The conflict in Libya is also sparking another battle, this time between Russia's ruling tandem: President Dmitry Medvedev and Prime Minister Vladimir Putin.
Putin sparked the infighting between the two last Monday when he gave an interview condemning United Nations Security Council Resolution 1973 authorizing the Libyan no-fly zone that Medvedev had given his tacit support (at least by not having Russia veto it in the Security Council). Putin questioned the whole concept of a bombing campaign designed to prevent a humanitarian disaster and spoke out against a coalition of nations interfering in the internal security situation of another country, before finally comparing the current intervention in Libya to the Medieval Crusades. This last statement set Medvedev off – he said that given the existing tension between the Arab and Western worlds, it was not helpful for Putin to compare the current situation to centuries of Christian vs. Muslim warfare. Russia's now former ambassador to Libya, Vladimir Chamov, then tossed gasoline onto the smoldering fire between the two by saying he not only supported Putin's “Crusades” comment upon his return to Moscow from Tripoli, but adding that failing to oppose the UNSC resolution to launch the no-fly zone was a “betrayal of Russian interests”, noting that Russian companies have billions of dollars worth of contracts with Libyan firms, mostly in the energy sector, that are now in jeopardy (see this post for more on Russian business in Libya).

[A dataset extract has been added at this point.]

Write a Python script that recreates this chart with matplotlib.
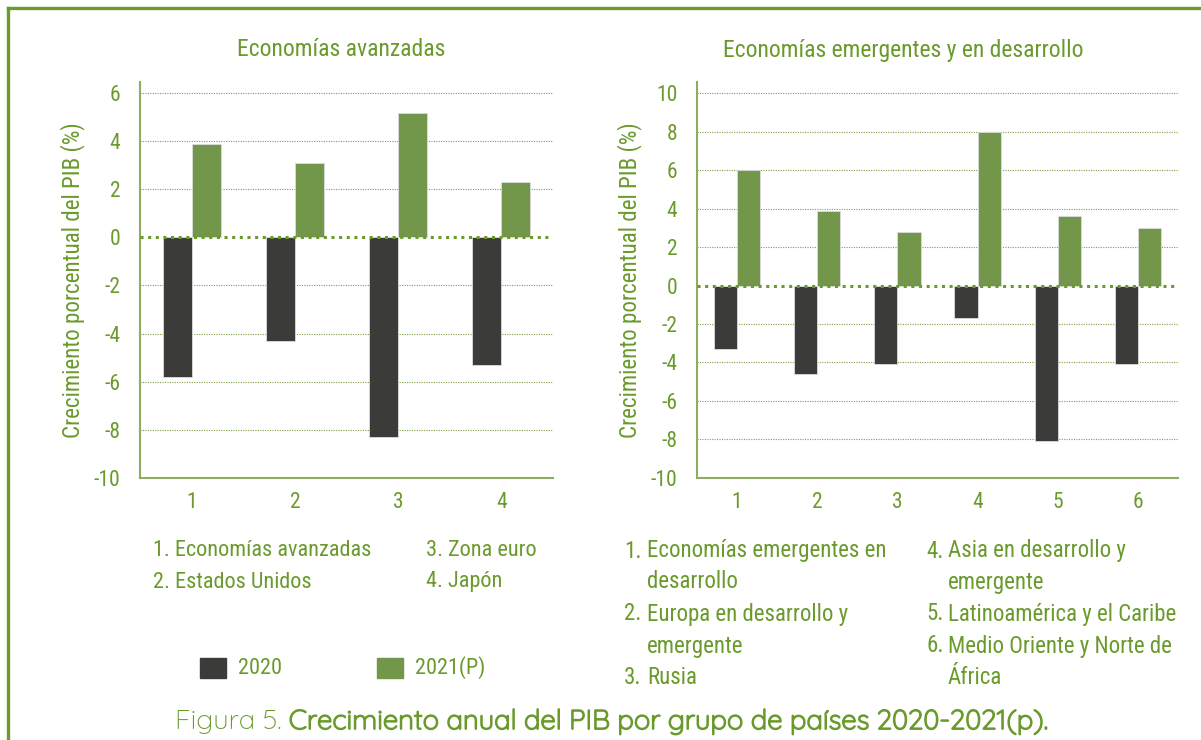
import matplotlib
matplotlib.use('Agg')
import matplotlib.pyplot as plt
import matplotlib.patheffects as pe
import numpy as np
from matplotlib.lines import Line2D
from matplotlib.patches import Rectangle

# Datos (crecimiento del PIB %, 2020 y 2021 proyectado)
cat_avanzadas = ['1', '2', '3', '4']
avanzadas_2020 = [-5.8, -4.3, -8.3, -5.3]
avanzadas_2021 = [3.9, 3.1, 5.2, 2.3]

cat_emergentes = ['1', '2', '3', '4', '5', '6']
emergentes_2020 = [-3.3, -4.6, -4.1, -1.7, -8.1, -4.1]
emergentes_2021 = [6.0, 3.9, 2.8, 8.0, 3.6, 3.0]

ticks_izq = [-10, -8, -6, -4, -2, 0, 2, 4, 6]
ticks_der = [-10, -8, -6, -4, -2, 0, 2, 4, 6, 8, 10]

series = ['2020', '2021(P)']

VERDE_TXT = '#6A9A2C'
VERDE_BAR = '#72964A'
GRIS_BAR = '#3B3B3A'
VERDE_EJE = '#8DAE62'

plt.rcParams['font.family'] = ['Roboto Condensed', 'Barlow Semi Condensed', 'DejaVu Sans']
FUENTE_PIE = ['Quicksand', 'Comfortaa', 'Lato']

W, H = 1201, 740
fig = plt.figure(figsize=(W / 100, H / 100), dpi=100)


def px_ax(x0, x1, y_top, y_bot):
    return [x0 / W, 1 - y_bot / H, (x1 - x0) / W, (y_bot - y_top) / H]


def dibujar(ax, cats, v2020, v2021, ticks, ymax, ancho):
    x = np.arange(1, len(cats) + 1)
    ax.bar(x - ancho, v2020, ancho, align='edge', color=GRIS_BAR,
           edgecolor='#DDDDDD', linewidth=0.6, zorder=3)
    ax.bar(x, v2021, ancho, align='edge', color=VERDE_BAR,
           edgecolor='#DDDDDD', linewidth=0.6, zorder=3)
    ax.set_xlim(0.5, len(cats) + 0.5)
    ax.set_ylim(-10, ymax)
    ax.set_yticks(ticks)
    ax.set_yticklabels([str(t) for t in ticks])
    ax.set_xticks(x)
    ax.set_xticklabels(cats)
    for t in ticks:
        if t == 0 or t == -10:
            continue
        ax.axhline(t, color='#7FA04A', linestyle=(0, (1, 1.2)), linewidth=0.8, zorder=1)
    ax.axhline(0, color='#6A9A2C', linestyle=(0, (1, 1.5)), linewidth=2.2, zorder=4)
    for s in ['top', 'right']:
        ax.spines[s].set_visible(False)
    for s in ['left', 'bottom']:
        ax.spines[s].set_color(VERDE_EJE)
        ax.spines[s].set_linewidth(1.5)
    ax.tick_params(axis='both', length=0, colors=VERDE_TXT, labelsize=15.5)
    ax.tick_params(axis='y', pad=14)
    ax.tick_params(axis='x', pad=10)
    ax.set_ylabel('Crecimiento porcentual del PIB (%)', color=VERDE_TXT, fontsize=16.6, labelpad=6)


ax1 = fig.add_axes(px_ax(140, 553, 82, 477.7))
dibujar(ax1, cat_avanzadas, avanzadas_2020, avanzadas_2021, ticks_izq, 6.47, 0.28)

ax2 = fig.add_axes(px_ax(697, 1178, 82, 477.7))
dibujar(ax2, cat_emergentes, emergentes_2020, emergentes_2021, ticks_der, 10.59, 0.29)

fig.text(341 / W, 1 - 50 / H, 'Economías avanzadas', color=VERDE_TXT, fontsize=17,
         ha='center', va='center')
fig.text(903 / W, 1 - 50 / H, 'Economías emergentes y en desarrollo', color=VERDE_TXT,
         fontsize=17, ha='center', va='center')


# Notas de categorías
def txt(x, y, s, tam=16, **kw):
    fig.text(x / W, 1 - y / H, s, color=VERDE_TXT, fontsize=tam, va='center', ha='left', **kw)


txt(153, 551, '1. Economías avanzadas')
txt(153, 582, '2. Estados Unidos')
txt(426, 551, '3. Zona euro')
txt(426, 582, '4. Japón')

notas_der = [
    (624, 647, 551, '1.', 'Economías emergentes en'),
    (None, 647, 582, None, 'desarrollo'),
    (624, 647, 614, '2.', 'Europa en desarrollo y'),
    (None, 647, 646, None, 'emergente'),
    (624, 647, 678, '3.', 'Rusia'),
    (926, 948, 551, '4.', 'Asia en desarrollo y'),
    (None, 948, 582, None, 'emergente'),
    (926, 948, 614, '5.', 'Latinoamérica y el Caribe'),
    (926, 948, 646, '6.', 'Medio Oriente y Norte de'),
    (None, 948, 678, None, 'África'),
]
for xn, xt, y, num, s in notas_der:
    if num:
        txt(xn, y, num, tam=16.5)
    txt(xt, y, s, tam=16.5)

# Leyenda
for (x0, col, lab) in [(200, GRIS_BAR, series[0]), (377, VERDE_BAR, series[1])]:
    fig.add_artist(Rectangle((x0 / W, 1 - 678 / H), 26 / W, 20 / H,
                             transform=fig.transFigure, color=col))
    txt(x0 + 38, 668, lab)

# Título de la figura
fig.canvas.draw()
r = fig.canvas.get_renderer()
t1 = fig.text(0, 1 - 722 / H, 'Figura 5. ', color=VERDE_TXT, fontsize=19.8,
              family=FUENTE_PIE, va='center', ha='left')
t2 = fig.text(0, 1 - 722 / H, 'Crecimiento anual del PIB por grupo de países 2020-2021(p).',
              color=VERDE_TXT, fontsize=19.8, family=FUENTE_PIE, fontweight='bold',
              va='center', ha='left',
              path_effects=[pe.withStroke(linewidth=1.0, foreground=VERDE_TXT)])
w1 = t1.get_window_extent(r).width
w2 = t2.get_window_extent(r).width
x_ini = 610 - (w1 + w2) / 2
t1.set_x(x_ini / W)
t2.set_x((x_ini + w1) / W)

# Marco
borde = '#6B9A2E'
fig.add_artist(Line2D([8 / W, 8 / W], [0, 1 - 8 / H], transform=fig.transFigure,
                      color=borde, linewidth=2.4))
fig.add_artist(Line2D([8 / W, 1], [1 - 8 / H, 1 - 8 / H], transform=fig.transFigure,
                      color=borde, linewidth=2.4))

fig.savefig('out.png', dpi=100)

All of this has observers wondering what is really going on between Russia's two leaders. The optimistic view is that this is yet another case of the two playing a political act of good-cop/bad-cop: with Medvedev supporting the UNSC resolution to stay on the good side of the international community while Putin makes vaguely anti-Western statements to appease the nationalists within the domestic audience who see actions like the Libyan intervention as nothing but an American plot to gain control over the world, at Russia's expense. Other political analysts though think the rift may be more than play-acting.
Alexei Fenenko, an international security expert at the Russian Academy of Science said in The Guardian that Medvedev's stance was “pragmatic” since it was clear that the United States wanted to intervene in Libya and would have done so with or without a UN resolution. If the United States wants a third war, let them have it,” Feneko said. “There was already fighting in Libya even without the intervention, so our companies will lose out, bombing or not,” he added. Meanwhile s Pavel Salin, an analyst with Moscow's Center for Political Assessments believes that the clash between Medvedev and Putin was real and is rooted in their differing worldviews. "Putin, given his past [KGB] experience, is inclined to a conspiratorial view and his remarks had a certain anti-American spin. Medvedev, on the other hand, does not think in cold war terms. He would like to see Russia on good terms with everybody and perhaps play the role of an intermediary in this situation,” Salin explained in the Christian Science Monitor.
Analyst Gleb Pavlovsky, said discord in the ruling tandem had “become a generator of nervousness” within the political elite, who, like most other Russians, are wondering which of the pair will run for president in next year's elections. According to Pavlovsky and other analysts, the uncertainty over who will be the candidate – assuming that Putin and Medvedev are true to their word and don't run against each other – is causing real unrest among Russia's elite and the leaders of their business community. Time magazine takes the opposite view though arguing that the Libya spat has given Medvedev a “confidence boost”. Time cites Russian political analsyt/spin doctor Evgeny Minchenko who claims that the Medvedev position of political reform at home and deeper international cooperation with the West is gaining favor among Russia's elites because “everybody wants to be in the same club as the global elites.”
At least one thing is certain, this will be an interesting year for Russian politics as Medvedev and Putin stake out their positions ahead of the 2012 elections.